La reina Isabel murió sola el 26 de noviembre de 1504 en Medina del Campo, sumida en la más absoluta tristeza. Los derechos de su esposo sobre el trono de Castila no estaban nada claros y entonces se acordó firmar la Concordia de Salamanca, en 1505, que establecía el reinado conjunto entre Fernando, Juana y su esposo Felipe. Fernando, quien con el tiempo dejó de ser un hombre interesante para convertirse en uno más de los muchos ladinos personajes palaciegos, casó al año de enviudar con Germania de Foix, una sobrina del rey Luis XII de Francia. Fue él quien propició que a Juana se la declarara incapacitada mentalmente y que fuera confinada a reclusión por el resto de sus días. Dicen que Fernando mandó a matar a Felipe, para así evitar que los Habsburgo reinaran en Castilla y los reinos recuperados.

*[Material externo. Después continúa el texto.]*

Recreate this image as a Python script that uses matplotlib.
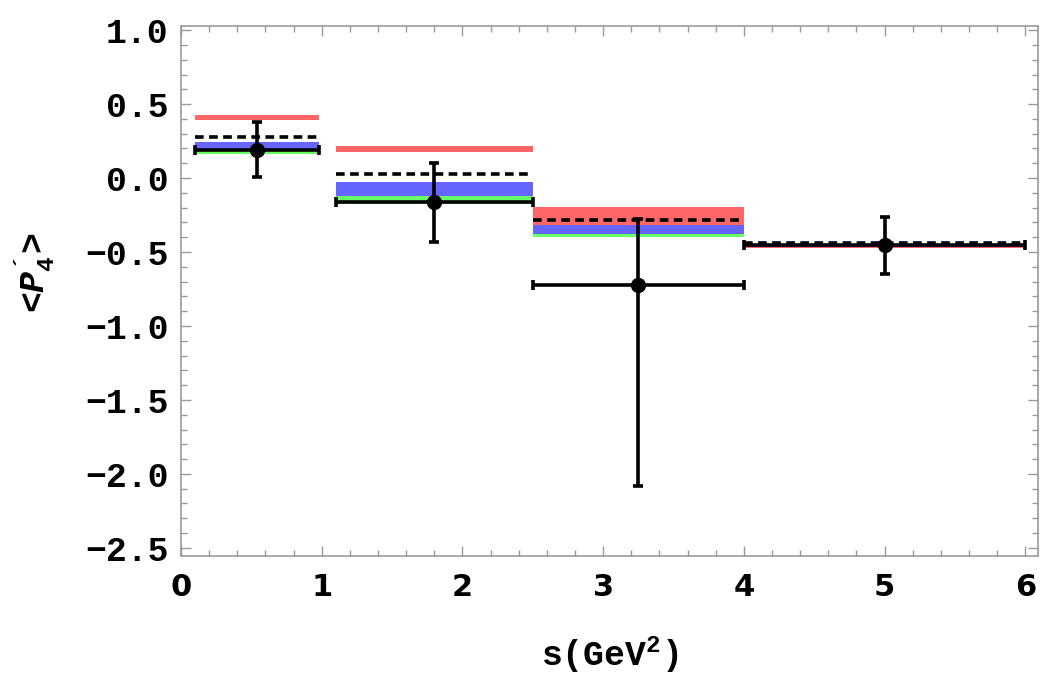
import matplotlib
matplotlib.use("Agg")
import matplotlib.pyplot as plt
from matplotlib.ticker import MultipleLocator, FuncFormatter

# bins in s (GeV^2)
bin_lo = [0.1, 1.1, 2.5, 4.0]
bin_hi = [0.98, 2.5, 4.0, 6.0]

# predicted bands (visible extents)
red_lo = [0.390, 0.174, -0.318, -0.474]
red_hi = [0.428, 0.218, -0.198, -0.467]
blue_lo = [0.19, -0.12, -0.38, -0.466]
blue_hi = [0.245, -0.029, -0.318, -0.453]
green_lo = [0.16, -0.176, -0.40, -0.470]
green_hi = [0.19, -0.12, -0.38, -0.466]
dashed_val = [0.28, 0.029, -0.284, -0.44]

# measured points
data_x = [0.54, 1.8, 3.25, 5.0]
data_y = [0.19, -0.16, -0.72, -0.45]
err_up = [0.19, 0.26, 0.44, 0.19]
err_dn = [0.18, 0.27, 1.36, 0.20]

red = "#ff6666"
blue = "#6666ff"
green = "#66ff66"
frame_col = "#999999"

plt.rcParams["mathtext.fontset"] = "custom"
plt.rcParams["mathtext.rm"] = "Liberation Mono:bold"
plt.rcParams["mathtext.it"] = "Liberation Mono:bold:italic"
plt.rcParams["mathtext.bf"] = "Liberation Mono:bold"

fig = plt.figure(figsize=(10.42, 6.82), dpi=100)
ax = fig.add_axes([0.1737, 0.1848, 0.8225, 0.7775])

for i in range(4):
    ax.fill_between([bin_lo[i], bin_hi[i]], green_lo[i], green_hi[i],
                    color=green, lw=0, zorder=1)
    ax.fill_between([bin_lo[i], bin_hi[i]], blue_lo[i], blue_hi[i],
                    color=blue, lw=0, zorder=2)
    ax.fill_between([bin_lo[i], bin_hi[i]], red_lo[i], red_hi[i],
                    color=red, lw=0, zorder=3)
    ax.plot([bin_lo[i], bin_hi[i]], [dashed_val[i]] * 2, color="black",
            lw=2.6, linestyle=(0, (2.4, 1.5)), zorder=4)

xerr_lo = [x - lo for x, lo in zip(data_x, bin_lo)]
xerr_hi = [hi - x for x, hi in zip(data_x, bin_hi)]
ax.errorbar(data_x, data_y, xerr=[xerr_lo, xerr_hi], yerr=[err_dn, err_up],
            fmt="o", color="black", ms=10, elinewidth=2.6, capsize=3.5,
            capthick=2.6, zorder=5)

ax.set_xlim(0, 6.09)
ax.set_ylim(-2.555, 1.03)

ax.xaxis.set_major_locator(MultipleLocator(1))
ax.xaxis.set_minor_locator(MultipleLocator(0.2))
ax.yaxis.set_major_locator(MultipleLocator(0.5))
ax.yaxis.set_minor_locator(MultipleLocator(0.1))
ax.yaxis.set_major_formatter(
    FuncFormatter(lambda v, p: f"{v:.1f}".replace("-", "\u2212")))

ax.tick_params(which="both", direction="in", top=True, right=True,
               color=frame_col, width=1)
ax.tick_params(which="major", length=7)
ax.tick_params(which="minor", length=4)
ax.tick_params(axis="x", pad=12)
ax.tick_params(axis="y", pad=9)
for spine in ax.spines.values():
    spine.set_color(frame_col)
    spine.set_linewidth(1.2)

for lab in ax.get_yticklabels():
    lab.set_fontfamily(["Liberation Mono", "DejaVu Sans Mono"])
    lab.set_fontweight("bold")
    lab.set_fontsize(25)
for lab in ax.get_xticklabels():
    lab.set_fontfamily("DejaVu Sans")
    lab.set_fontweight("bold")
    lab.set_fontsize(22)

ax.set_xlabel("s(GeV$^2$)", fontfamily="Liberation Mono", fontweight="bold",
              fontsize=25, va="center")
ax.xaxis.set_label_coords(0.5, -0.187)
ax.set_ylabel("<$P^{´}_{4}$>", fontfamily="Liberation Mono",
              fontweight="bold", fontsize=25, va="center")
ax.yaxis.set_label_coords(-0.17, 0.535)

fig.savefig("out.png", dpi=100)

Fernando El Católico era “fogoso”, por decir lo menos. Guapo y galán, diríamos de él por estos tiempos. De una dama noble catalana, Aldonza Ruiz de Ivorra, tuvo dos hijos, uno de los cuales fue nombrado Cardenal. De otras mujeres tuvo dos hijas que escogieron el camino del claustro. Fernando murió el 23 de enero de 1516. Dicen que ocurrió a consecuencia de exceso de “cantárida”, un afrodisíaco al que se había vuelto muy afecto, pues de su segunda esposa, Germania de Foix, quería tener otro hijo y mostrar así su fortaleza y virilidad intactas.
Los restos de Isabel reposan en Granada, junto con los de Fernando. Con errores y aciertos, ella fue la reina de dos mundos. Dicen los gitanos granadinos que de noche llora. Espero que ese llanto, como buena católica, sea de virtudes como la piedad y el arrepentimiento.